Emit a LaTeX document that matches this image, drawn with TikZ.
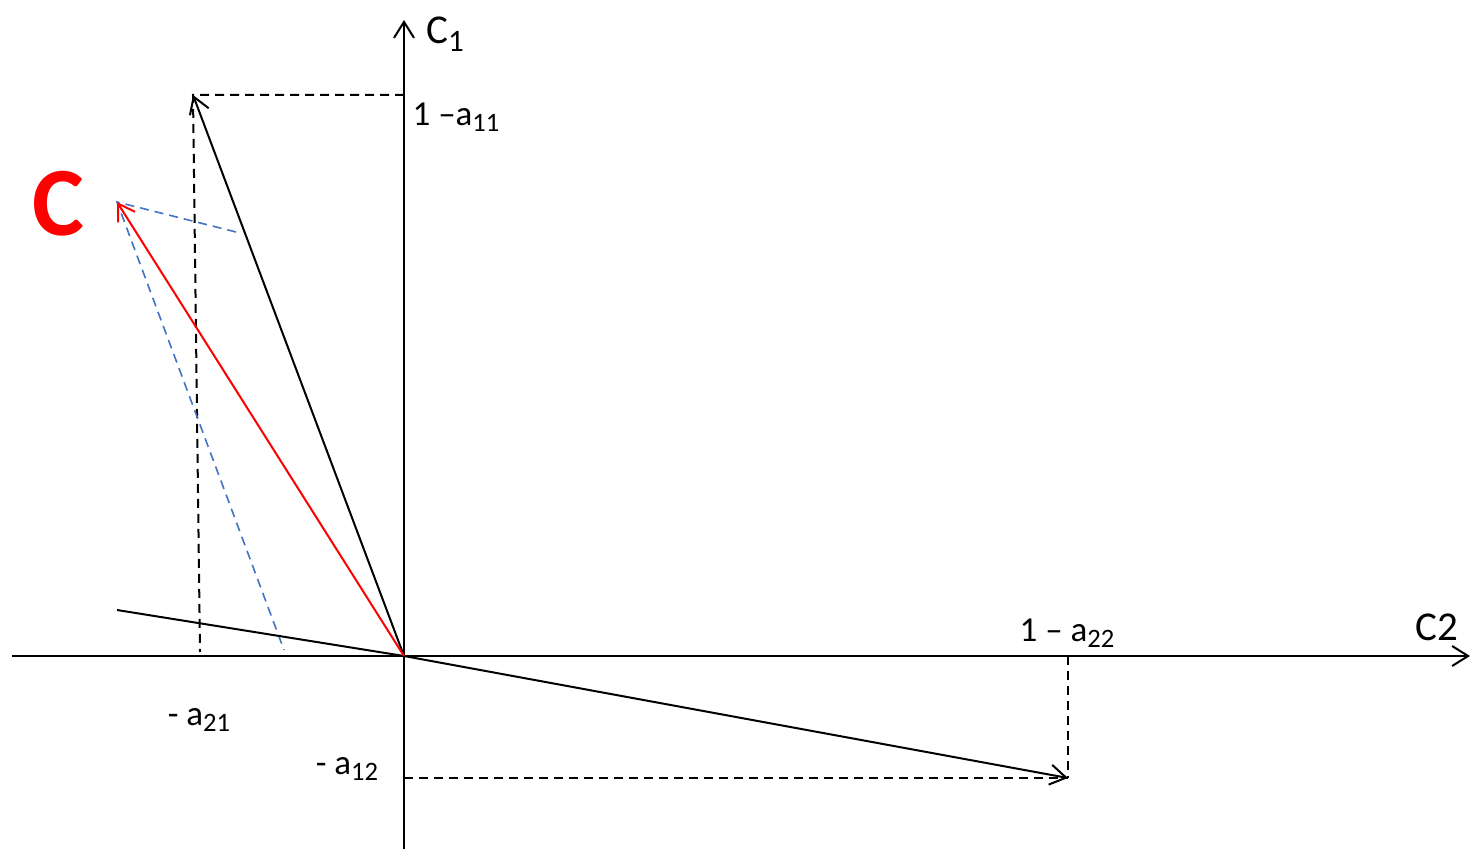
\documentclass[tikz,border=0pt]{standalone}
\usepackage{fontspec}
\setmainfont{Carlito}
\usepackage{xcolor}
\usetikzlibrary{arrows.meta}
\definecolor{vecred}{RGB}{255,0,0}
\definecolor{auxblue}{RGB}{68,114,196}
\newcommand{\lowsub}[1]{\raisebox{-0.38ex}{\scalebox{0.76}{#1}}}

\begin{document}
\begin{tikzpicture}[
x=0.5pt, y=-0.5pt,
axis/.style={line width=1pt, -{Straight Barb[length=8pt, width=10pt]}},
vec/.style={line width=1pt, -{Straight Barb[length=8pt, width=10pt]}},
proj/.style={line width=1pt, dash pattern=on 4.5pt off 3pt},
aux/.style={auxblue, line width=0.8pt, dash pattern=on 4.5pt off 3pt},
lbl/.style={inner sep=0pt, font=\fontsize{17.5}{20}\selectfont}
]
\useasboundingbox (0,0) rectangle (1470,849);

% points
\coordinate (O) at (404,656);
\coordinate (ybot) at (404,849);
\coordinate (ytop) at (404,20);
\coordinate (xl) at (12,656);
\coordinate (xr) at (1470,656);
\coordinate (e1) at (193,95);
\coordinate (e1ax) at (404,95);
\coordinate (e1ft) at (200,652);
\coordinate (e2) at (1068,778);
\coordinate (e2ax) at (404,778);
\coordinate (e2ft) at (1068,656);
\coordinate (c) at (117,202);
\coordinate (cb1) at (236,232);
\coordinate (cb2) at (284,650);
\coordinate (ln) at (117,610);

% axes
\draw[axis] (ybot) -- (ytop);
\draw[axis] (xl) -- (xr);

% projections
\draw[proj] (e1ax) -- (e1) -- (e1ft);
\draw[proj] (e2ax) -- (e2);
\draw[proj] (e2ft) -- (e2);
\draw[aux] (cb1) -- (c) -- (cb2);

% vectors
\draw[vec] (O) -- (e1);
\draw[vec] (ln) -- (O) -- (e2);
\draw[vec, vecred] (O) -- (c);

% labels
\node[lbl, font=\fontsize{20.5}{23}\selectfont] (c1lbl) at (445,34) {C\lowsub{1}};
\node[lbl, font=\fontsize{20.5}{23}\selectfont] (c2lbl) at (1437,627) {C2};
\node[lbl] (a11lbl) at (456,117) {1 –a\lowsub{11}};
\node[lbl] (a22lbl) at (1067,633) {1 – a\lowsub{22}};
\node[lbl] (a21lbl) at (199,720) {- a\lowsub{21}};
\node[lbl] (a12lbl) at (347,769) {- a\lowsub{12}};
\node[text=vecred, inner sep=0pt, font=\fontsize{49}{54}\selectfont\bfseries] (clbl) at (58,204) {C};
\end{tikzpicture}
\end{document}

- GIVEN REQUEST -
Keep the pictures out of the copy and write out the data exactly as it stands.

- CORRECT ANSWER -
Emit a LaTeX document that matches this image, drawn with TikZ.
\documentclass[tikz,border=0pt]{standalone}
\usepackage{fontspec}
\setmainfont{Carlito}
\usepackage{xcolor}
\usetikzlibrary{arrows.meta}
\definecolor{vecred}{RGB}{255,0,0}
\definecolor{auxblue}{RGB}{68,114,196}
\newcommand{\lowsub}[1]{\raisebox{-0.38ex}{\scalebox{0.76}{#1}}}

\begin{document}
\begin{tikzpicture}[
x=0.5pt, y=-0.5pt,
axis/.style={line width=1pt, -{Straight Barb[length=8pt, width=10pt]}},
vec/.style={line width=1pt, -{Straight Barb[length=8pt, width=10pt]}},
proj/.style={line width=1pt, dash pattern=on 4.5pt off 3pt},
aux/.style={auxblue, line width=0.8pt, dash pattern=on 4.5pt off 3pt},
lbl/.style={inner sep=0pt, font=\fontsize{17.5}{20}\selectfont}
]
\useasboundingbox (0,0) rectangle (1470,849);

% points
\coordinate (O) at (404,656);
\coordinate (ybot) at (404,849);
\coordinate (ytop) at (404,20);
\coordinate (xl) at (12,656);
\coordinate (xr) at (1470,656);
\coordinate (e1) at (193,95);
\coordinate (e1ax) at (404,95);
\coordinate (e1ft) at (200,652);
\coordinate (e2) at (1068,778);
\coordinate (e2ax) at (404,778);
\coordinate (e2ft) at (1068,656);
\coordinate (c) at (117,202);
\coordinate (cb1) at (236,232);
\coordinate (cb2) at (284,650);
\coordinate (ln) at (117,610);

% axes
\draw[axis] (ybot) -- (ytop);
\draw[axis] (xl) -- (xr);

% projections
\draw[proj] (e1ax) -- (e1) -- (e1ft);
\draw[proj] (e2ax) -- (e2);
\draw[proj] (e2ft) -- (e2);
\draw[aux] (cb1) -- (c) -- (cb2);

% vectors
\draw[vec] (O) -- (e1);
\draw[vec] (ln) -- (O) -- (e2);
\draw[vec, vecred] (O) -- (c);

% labels
\node[lbl, font=\fontsize{20.5}{23}\selectfont] (c1lbl) at (445,34) {C\lowsub{1}};
\node[lbl, font=\fontsize{20.5}{23}\selectfont] (c2lbl) at (1437,627) {C2};
\node[lbl] (a11lbl) at (456,117) {1 –a\lowsub{11}};
\node[lbl] (a22lbl) at (1067,633) {1 – a\lowsub{22}};
\node[lbl] (a21lbl) at (199,720) {- a\lowsub{21}};
\node[lbl] (a12lbl) at (347,769) {- a\lowsub{12}};
\node[text=vecred, inner sep=0pt, font=\fontsize{49}{54}\selectfont\bfseries] (clbl) at (58,204) {C};
\end{tikzpicture}
\end{document}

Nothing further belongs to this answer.